Leaving the pictures out, print the lines from the first line of the listing through the line containing "const scanStep = 0.2;", exactly as they read, and no others.
** start of Data provided **
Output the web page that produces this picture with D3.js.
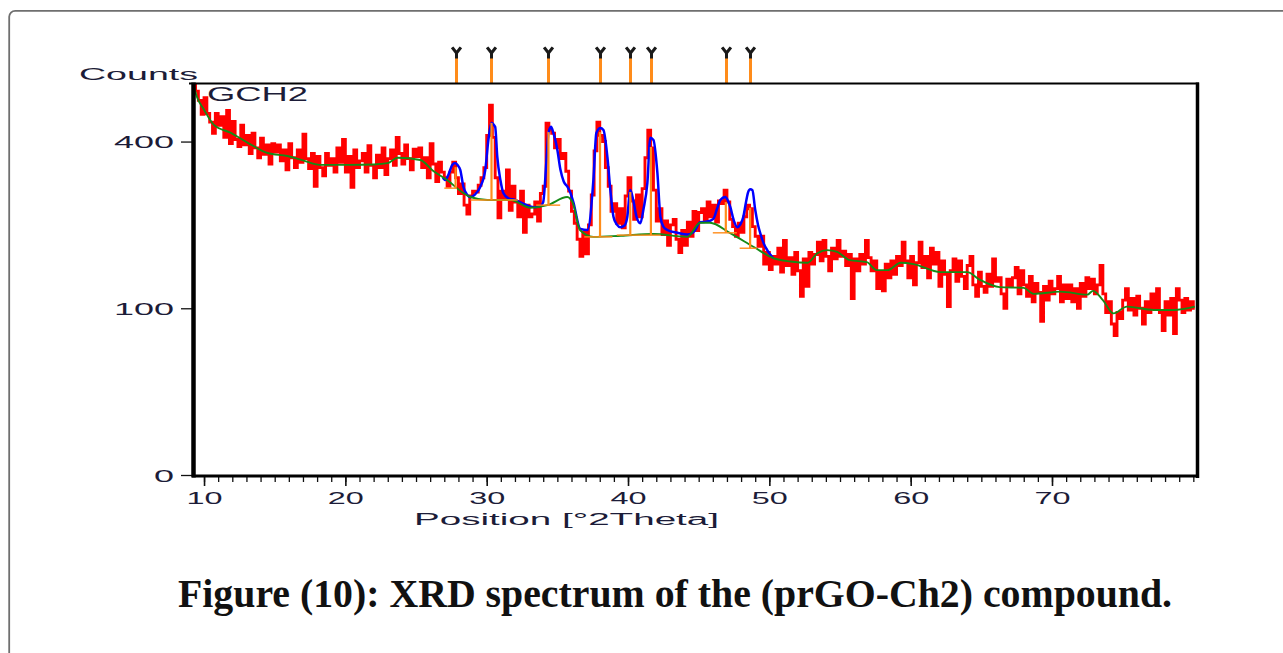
<!DOCTYPE html>
<html>
<head>
<meta charset="utf-8">
<script src="https://cdn.jsdelivr.net/npm/d3@7"></script>
<style>
  body { margin: 0; background: #fff; }
  svg { display: block; }
  .sans { font-family: "Liberation Sans", Arial, sans-serif; }
  .caption { font-family: "Liberation Serif", "Times New Roman", serif; font-weight: bold; }
</style>
</head>
<body>
<svg id="chart" width="1283" height="653"></svg>
<script>
// Scan definition: 2Theta start and step (degrees)
const scanStart = 9.3;
const scanStep = 0.2;

// Observed intensities (counts), one per step from 9.3 to 80.1 deg
const observedCounts = [
  548, 530, 505, 468, 512, 470, 448, 420, 470, 440,
  462, 410, 478, 395, 450, 405, 388, 440, 392, 415,
  372, 420, 385, 362, 408, 370, 392, 348, 395, 375,
  392, 355, 380, 335, 395, 362, 340, 380, 352, 418,
  360, 338, 372, 300, 365, 340, 322, 372, 345, 360,
  330, 385, 352, 405, 330, 365, 298, 380, 340, 355,
  372, 330, 390, 345, 318, 368, 340, 385, 325, 360,
  380, 345, 410, 372, 348, 392, 360, 335, 382, 365,
  385, 340, 362, 318, 395, 348, 310, 352, 330, 318,
  300, 330, 352, 318, 285, 305, 262, 245, 280, 290,
  288, 302, 318, 340, 415, 492, 410, 318, 238, 290,
  275, 335, 252, 300, 268, 240, 290, 212, 262, 240,
  245, 268, 232, 285, 300, 445, 428, 420, 385, 405,
  360, 372, 332, 290, 250, 228, 200, 172, 212, 176,
  225, 282, 378, 448, 415, 400, 340, 300, 250, 265,
  228, 255, 220, 280, 318, 270, 235, 282, 240, 295,
  362, 428, 385, 292, 232, 255, 208, 232, 190, 225,
  235, 200, 178, 215, 190, 230, 205, 250, 215, 248,
  255, 232, 268, 240, 262, 230, 270, 265, 292, 268,
  235, 222, 205, 228, 212, 240, 262, 255, 222, 205,
  188, 205, 160, 178, 152, 172, 160, 185, 148, 198,
  158, 170, 145, 178, 150, 115, 168, 128, 178, 160,
  175, 195, 165, 198, 172, 150, 185, 168, 198, 172,
  180, 158, 175, 112, 168, 150, 175, 160, 198, 170,
  150, 165, 125, 148, 122, 160, 140, 165, 145, 172,
  158, 195, 165, 140, 172, 130, 162, 195, 155, 172,
  140, 185, 160, 178, 128, 165, 145, 102, 150, 168,
  135, 165, 142, 125, 158, 172, 130, 115, 148, 128,
  120, 145, 128, 168, 135, 140, 118, 100, 138, 128,
  140, 155, 118, 150, 130, 115, 142, 108, 132, 120,
  85, 128, 110, 135, 118, 125, 142, 108, 130, 112,
  130, 108, 125, 100, 132, 115, 140, 125, 138, 118,
  130, 158, 118, 95, 108, 82, 70, 95, 88, 110,
  125, 98, 112, 92, 115, 100, 82, 108, 95, 118,
  100, 125, 95, 75, 108, 92, 112, 72, 125, 110,
  95, 112, 98, 108, 100
];

// Fitted background
const backgroundTheta = [
  9.3, 9.5, 10.0, 10.7, 11.9, 13.1, 14.5, 15.9, 17.0, 18.2,
  20.2, 22.0, 23.0, 23.7, 25.3, 26.2, 27.2, 28.35, 28.85, 30.05,
  31.7, 33.1, 34.3, 35.7, 36.1, 36.6, 37.55, 39.5, 41.8, 44.2,
  45.1, 45.8, 47.2, 48.9, 50.3, 51.5, 52.7, 53.4, 54.1, 54.8,
  55.7, 56.9, 57.6, 58.35, 59.3, 60.2, 62.1, 64.0, 64.9, 66.3,
  68.0, 68.7, 70.6, 72.5, 72.9, 73.6, 74.35, 75.3, 77.2, 78.6,
  80.1
];
const backgroundCounts = [
  540, 514, 480, 441, 421, 397, 373, 366, 356, 346,
  346, 347, 350, 362, 357, 333, 313, 286, 278, 272,
  272, 257, 262, 278, 266, 216, 204, 206, 209, 204,
  229, 229, 211, 187, 169, 164, 162, 177, 182, 179,
  166, 163, 151, 151, 162, 160, 148, 148, 137, 127,
  126, 118, 121, 117, 122, 110, 94, 102, 98, 98,
  102
];

// Calculated profile (background + fitted peaks)
const profileTheta = [
  26.9, 27.08, 27.3, 27.57, 27.78, 27.95, 28.13, 28.35, 28.6, 28.85,
  29.2, 29.55, 29.9, 30.12, 30.33, 30.6, 30.75, 30.97, 31.18, 31.5,
  32.0, 32.5, 33.0, 33.4, 33.8, 34.0, 34.23, 34.37, 34.55, 34.72,
  35.0, 35.22, 35.45, 35.71, 35.93, 36.13, 36.63, 37.13, 37.55, 37.76,
  38.04, 38.26, 38.54, 38.75, 38.97, 39.2, 39.46, 39.75, 39.95, 40.16,
  40.37, 40.6, 40.87, 41.1, 41.37, 41.58, 41.8, 42.08, 42.29, 42.5,
  42.78, 43.5, 44.2, 44.7, 45.1, 45.6, 46.04, 46.3, 46.53, 46.88,
  47.05, 47.24, 47.5, 47.73, 47.95, 48.16, 48.35, 48.5, 48.65, 48.8,
  49.0, 49.2, 49.35, 49.6, 49.85, 50.28
];
const profileCounts = [
  318, 313, 325, 346, 350, 345, 335, 299, 283, 278,
  284, 299, 335, 404, 446, 436, 364, 313, 286, 276,
  272, 266, 260, 258, 260, 268, 357, 421, 436, 421,
  380, 335, 310, 299, 286, 268, 218, 216, 313, 421,
  433, 428, 364, 292, 240, 226, 221, 224, 240, 292,
  272, 240, 228, 255, 307, 409, 404, 328, 240, 222,
  216, 211, 208, 214, 230, 231, 236, 255, 272, 278,
  272, 258, 232, 221, 226, 240, 268, 288, 294, 292,
  253, 225, 211, 193, 182, 169
];

// Peak list: position, top and base intensity, base line extent
const peakTheta = [27.8, 30.34, 34.37, 38.02, 40.16, 41.62, 46.92, 48.64];
const peakTop = [341, 446, 423, 423, 288, 387, 268, 257];
const peakBase = [296, 272, 262, 204, 207, 207, 211, 185];
const peakBaseFrom = [27.0, 28.85, 33.5, 36.9, 39.2, 40.9, 46.0, 47.9];
const peakBaseTo = [27.9, 32.2, 35.2, 38.9, 40.9, 42.3, 47.7, 49.1];

// Axis ticks
const xMajorTicks = [10, 20, 30, 40, 50, 60, 70];
const xMinorTicks = d3.range(10, 81, 1);
const yTicks = [0, 100, 400];

const ink = "#1c1c38";
const svg = d3.select("#chart");

// Page frame
svg.append("rect")
  .attr("x", 9.2).attr("y", 10.8)
  .attr("width", 1320).attr("height", 720)
  .attr("rx", 6).attr("ry", 6)
  .attr("fill", "none").attr("stroke", "#6f6f6f").attr("stroke-width", 1.8);

const plot = { left: 194, right: 1197, top: 84, bottom: 475 };
const x = d3.scaleLinear().domain([9.29, 80.26]).range([plot.left, plot.right]);
const y = d3.scaleSqrt().domain([0, 550]).range([plot.bottom, plot.top]);

svg.append("clipPath").attr("id", "plotClip")
  .append("rect")
  .attr("x", plot.left).attr("y", plot.top)
  .attr("width", plot.right - plot.left).attr("height", plot.bottom - plot.top);

const obs = observedCounts.map((c, i) => ({ t: scanStart + i * scanStep, c }));
const bg = backgroundTheta.map((t, i) => ({ t, c: backgroundCounts[i] }));
const prof = profileTheta.map((t, i) => ({ t, c: profileCounts[i] }));

const data = svg.append("g").attr("clip-path", "url(#plotClip)");

// Observed pattern
data.append("path")
  .datum(obs)
  .attr("fill", "none").attr("stroke", "#ff0000").attr("stroke-width", 2.9)
  .attr("d", d3.line().x(d => x(d.t)).y(d => y(d.c)).curve(d3.curveStep));

// Calculated profile
data.append("path")
  .datum(prof)
  .attr("fill", "none").attr("stroke", "#0000ff").attr("stroke-width", 2.5)
  .attr("d", d3.line().x(d => x(d.t)).y(d => y(d.c)).curve(d3.curveMonotoneX));

// Background
data.append("path")
  .datum(bg)
  .attr("fill", "none").attr("stroke", "#168a16").attr("stroke-width", 1.9)
  .attr("d", d3.line().x(d => x(d.t)).y(d => y(d.c)).curve(d3.curveMonotoneX));

// Peak sticks inside the plot
const orange = "#ff8c1a";
peakTheta.forEach((t, i) => {
  data.append("line")
    .attr("x1", x(peakBaseFrom[i])).attr("x2", x(peakBaseTo[i]))
    .attr("y1", y(peakBase[i])).attr("y2", y(peakBase[i]))
    .attr("stroke", orange).attr("stroke-width", 1.4);
  data.append("line")
    .attr("x1", x(t)).attr("x2", x(t))
    .attr("y1", y(peakBase[i])).attr("y2", y(peakTop[i]))
    .attr("stroke", orange).attr("stroke-width", 2.2);
});

// Peak position markers above the plot
const markers = svg.append("g");
peakTheta.forEach(t => {
  const px = Math.round(x(t)) + 0.5;
  markers.append("line")
    .attr("x1", px).attr("x2", px).attr("y1", 57).attr("y2", 84)
    .attr("stroke", orange).attr("stroke-width", 3);
  markers.append("path")
    .attr("transform", `translate(${px},57)`)
    .attr("d", "M-3.5,-8.5 L0,-4 L3.5,-8.5 M0,-4 V0")
    .attr("fill", "none").attr("stroke", "#1a1a1a").attr("stroke-width", 3)
    .attr("stroke-linecap", "square");
});

// X axis: minor then major ticks
const xMinor = svg.append("g").attr("transform", `translate(0,${plot.bottom + 2})`)
  .call(d3.axisBottom(x).tickValues(xMinorTicks.filter(v => v <= 80)).tickSize(5).tickFormat(""));
xMinor.select(".domain").remove();
xMinor.selectAll("line").attr("stroke", "#111").attr("stroke-width", 1.3);

const xMajor = svg.append("g").attr("transform", `translate(0,${plot.bottom + 2})`)
  .call(d3.axisBottom(x).tickValues(xMajorTicks).tickSize(9).tickFormat(d3.format("d")));
xMajor.select(".domain").remove();
xMajor.selectAll("line").attr("stroke", "#111").attr("stroke-width", 1.6);
xMajor.selectAll("text")
  .attr("class", "sans")
  .attr("y", 27).attr("dy", null)
  .attr("font-size", 16).attr("fill", ink)
  .attr("textLength", 36).attr("lengthAdjust", "spacingAndGlyphs");

// Y axis
const yAxis = svg.append("g").attr("transform", `translate(${plot.left - 2},0)`)
  .call(d3.axisLeft(y).tickValues(yTicks).tickSize(11).tickPadding(7).tickFormat(d3.format("d")));
yAxis.select(".domain").remove();
yAxis.selectAll("line").attr("stroke", "#111").attr("stroke-width", 1.3);
yAxis.selectAll("text")
  .attr("class", "sans")
  .attr("dy", "0.36em")
  .attr("font-size", 17).attr("fill", ink)
  .attr("textLength", d => String(d).length * 20)
  .attr("lengthAdjust", "spacingAndGlyphs");

// Plot frame
const frame = svg.append("g").attr("stroke", "#000").attr("fill", "none");
frame.append("line").attr("x1", 189).attr("x2", plot.right + 2)
  .attr("y1", 83.5).attr("y2", 83.5).attr("stroke-width", 2.2);
frame.append("line").attr("x1", plot.right + 0.5).attr("x2", plot.right + 0.5)
  .attr("y1", 82.5).attr("y2", plot.bottom + 3).attr("stroke-width", 3.5);
frame.append("line").attr("x1", plot.left - 2).attr("x2", plot.right + 2)
  .attr("y1", plot.bottom + 1).attr("y2", plot.bottom + 1).attr("stroke-width", 3);
frame.append("line").attr("x1", plot.left - 0.5).attr("x2", plot.left - 0.5)
  .attr("y1", 82.5).attr("y2", plot.bottom + 2.5).attr("stroke-width", 4.5);

// Labels
svg.append("text").attr("class", "sans").attr("x", 79).attr("y", 80)
  .attr("font-size", 17).attr("fill", ink)
  .attr("textLength", 119).attr("lengthAdjust", "spacingAndGlyphs")
  .text("Counts");

svg.append("text").attr("class", "sans").attr("x", 207).attr("y", 101)
  .attr("font-size", 20).attr("fill", ink)
  .attr("textLength", 101).attr("lengthAdjust", "spacingAndGlyphs")
  .text("GCH2");

svg.append("text").attr("class", "sans").attr("x", 414).attr("y", 525)
  .attr("font-size", 16).attr("fill", ink)
  .attr("textLength", 305).attr("lengthAdjust", "spacingAndGlyphs")
  .text("Position [°2Theta]");

svg.append("text").attr("class", "caption").attr("x", 178).attr("y", 607)
  .attr("font-size", 40).attr("fill", "#111")
  .attr("textLength", 994).attr("lengthAdjust", "spacingAndGlyphs")
  .text("Figure (10): XRD spectrum of the (prGO-Ch2) compound.");
</script>
</body>
</html>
** end of Data provided **
Worked solution:
Output the web page that produces this picture with D3.js.
<!DOCTYPE html>
<html>
<head>
<meta charset="utf-8">
<script src="https://cdn.jsdelivr.net/npm/d3@7"></script>
<style>
  body { margin: 0; background: #fff; }
  svg { display: block; }
  .sans { font-family: "Liberation Sans", Arial, sans-serif; }
  .caption { font-family: "Liberation Serif", "Times New Roman", serif; font-weight: bold; }
</style>
</head>
<body>
<svg id="chart" width="1283" height="653"></svg>
<script>
// Scan definition: 2Theta start and step (degrees)
const scanStart = 9.3;
const scanStep = 0.2;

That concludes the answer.